##### DATASET CONTENT

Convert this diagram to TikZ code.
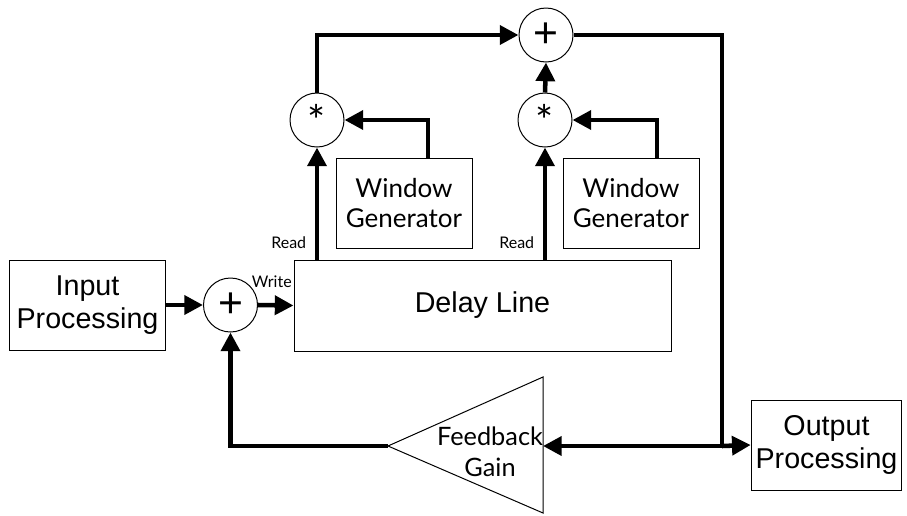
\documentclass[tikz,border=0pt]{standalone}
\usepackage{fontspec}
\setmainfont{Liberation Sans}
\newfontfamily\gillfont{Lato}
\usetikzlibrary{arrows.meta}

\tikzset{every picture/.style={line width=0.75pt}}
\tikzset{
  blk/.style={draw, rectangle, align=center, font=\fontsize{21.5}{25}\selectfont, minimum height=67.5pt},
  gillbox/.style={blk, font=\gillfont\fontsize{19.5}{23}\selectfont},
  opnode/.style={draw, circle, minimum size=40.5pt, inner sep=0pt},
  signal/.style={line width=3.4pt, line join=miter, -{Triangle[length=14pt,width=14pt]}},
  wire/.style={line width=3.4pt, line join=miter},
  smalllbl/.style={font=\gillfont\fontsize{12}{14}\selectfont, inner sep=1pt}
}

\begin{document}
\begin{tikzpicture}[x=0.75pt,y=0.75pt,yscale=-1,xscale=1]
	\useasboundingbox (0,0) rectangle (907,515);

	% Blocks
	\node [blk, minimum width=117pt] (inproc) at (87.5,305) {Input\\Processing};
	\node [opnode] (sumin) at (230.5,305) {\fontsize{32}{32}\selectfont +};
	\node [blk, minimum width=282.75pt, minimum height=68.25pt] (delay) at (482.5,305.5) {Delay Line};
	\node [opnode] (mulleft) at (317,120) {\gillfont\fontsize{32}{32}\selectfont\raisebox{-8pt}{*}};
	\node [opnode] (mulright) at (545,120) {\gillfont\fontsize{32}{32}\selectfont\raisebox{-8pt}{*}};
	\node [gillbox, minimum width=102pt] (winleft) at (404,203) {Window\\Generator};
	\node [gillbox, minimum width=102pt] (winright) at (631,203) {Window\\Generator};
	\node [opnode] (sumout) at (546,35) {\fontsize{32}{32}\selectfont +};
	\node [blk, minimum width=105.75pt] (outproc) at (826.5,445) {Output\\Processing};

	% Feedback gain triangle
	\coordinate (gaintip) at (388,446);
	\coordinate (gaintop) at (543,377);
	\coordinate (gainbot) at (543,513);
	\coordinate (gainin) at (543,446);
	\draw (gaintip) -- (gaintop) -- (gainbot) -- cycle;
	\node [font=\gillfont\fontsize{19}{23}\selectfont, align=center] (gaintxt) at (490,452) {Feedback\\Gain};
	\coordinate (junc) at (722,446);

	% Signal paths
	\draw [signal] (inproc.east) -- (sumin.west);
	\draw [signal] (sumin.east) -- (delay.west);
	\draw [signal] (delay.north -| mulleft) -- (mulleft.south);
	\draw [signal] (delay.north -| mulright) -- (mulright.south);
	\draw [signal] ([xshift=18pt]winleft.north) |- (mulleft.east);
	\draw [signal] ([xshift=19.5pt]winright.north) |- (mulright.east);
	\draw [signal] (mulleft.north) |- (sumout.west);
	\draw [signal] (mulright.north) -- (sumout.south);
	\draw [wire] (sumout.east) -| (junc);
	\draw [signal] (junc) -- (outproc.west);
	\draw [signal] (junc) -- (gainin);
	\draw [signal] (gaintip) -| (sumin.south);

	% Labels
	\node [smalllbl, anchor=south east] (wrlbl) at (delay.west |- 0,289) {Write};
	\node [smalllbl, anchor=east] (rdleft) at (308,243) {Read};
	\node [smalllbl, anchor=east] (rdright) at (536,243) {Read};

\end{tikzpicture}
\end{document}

##########

-- YOUR GOAL --
Copy the listing in full and without alteration, omitting every picture.

-- RESPONSE TO THE EXERCISE --
Convert this diagram to TikZ code.
\documentclass[tikz,border=0pt]{standalone}
\usepackage{fontspec}
\setmainfont{Liberation Sans}
\newfontfamily\gillfont{Lato}
\usetikzlibrary{arrows.meta}

\tikzset{every picture/.style={line width=0.75pt}}
\tikzset{
  blk/.style={draw, rectangle, align=center, font=\fontsize{21.5}{25}\selectfont, minimum height=67.5pt},
  gillbox/.style={blk, font=\gillfont\fontsize{19.5}{23}\selectfont},
  opnode/.style={draw, circle, minimum size=40.5pt, inner sep=0pt},
  signal/.style={line width=3.4pt, line join=miter, -{Triangle[length=14pt,width=14pt]}},
  wire/.style={line width=3.4pt, line join=miter},
  smalllbl/.style={font=\gillfont\fontsize{12}{14}\selectfont, inner sep=1pt}
}

\begin{document}
\begin{tikzpicture}[x=0.75pt,y=0.75pt,yscale=-1,xscale=1]
	\useasboundingbox (0,0) rectangle (907,515);

	% Blocks
	\node [blk, minimum width=117pt] (inproc) at (87.5,305) {Input\\Processing};
	\node [opnode] (sumin) at (230.5,305) {\fontsize{32}{32}\selectfont +};
	\node [blk, minimum width=282.75pt, minimum height=68.25pt] (delay) at (482.5,305.5) {Delay Line};
	\node [opnode] (mulleft) at (317,120) {\gillfont\fontsize{32}{32}\selectfont\raisebox{-8pt}{*}};
	\node [opnode] (mulright) at (545,120) {\gillfont\fontsize{32}{32}\selectfont\raisebox{-8pt}{*}};
	\node [gillbox, minimum width=102pt] (winleft) at (404,203) {Window\\Generator};
	\node [gillbox, minimum width=102pt] (winright) at (631,203) {Window\\Generator};
	\node [opnode] (sumout) at (546,35) {\fontsize{32}{32}\selectfont +};
	\node [blk, minimum width=105.75pt] (outproc) at (826.5,445) {Output\\Processing};

	% Feedback gain triangle
	\coordinate (gaintip) at (388,446);
	\coordinate (gaintop) at (543,377);
	\coordinate (gainbot) at (543,513);
	\coordinate (gainin) at (543,446);
	\draw (gaintip) -- (gaintop) -- (gainbot) -- cycle;
	\node [font=\gillfont\fontsize{19}{23}\selectfont, align=center] (gaintxt) at (490,452) {Feedback\\Gain};
	\coordinate (junc) at (722,446);

	% Signal paths
	\draw [signal] (inproc.east) -- (sumin.west);
	\draw [signal] (sumin.east) -- (delay.west);
	\draw [signal] (delay.north -| mulleft) -- (mulleft.south);
	\draw [signal] (delay.north -| mulright) -- (mulright.south);
	\draw [signal] ([xshift=18pt]winleft.north) |- (mulleft.east);
	\draw [signal] ([xshift=19.5pt]winright.north) |- (mulright.east);
	\draw [signal] (mulleft.north) |- (sumout.west);
	\draw [signal] (mulright.north) -- (sumout.south);
	\draw [wire] (sumout.east) -| (junc);
	\draw [signal] (junc) -- (outproc.west);
	\draw [signal] (junc) -- (gainin);
	\draw [signal] (gaintip) -| (sumin.south);

	% Labels
	\node [smalllbl, anchor=south east] (wrlbl) at (delay.west |- 0,289) {Write};
	\node [smalllbl, anchor=east] (rdleft) at (308,243) {Read};
	\node [smalllbl, anchor=east] (rdright) at (536,243) {Read};

\end{tikzpicture}
\end{document}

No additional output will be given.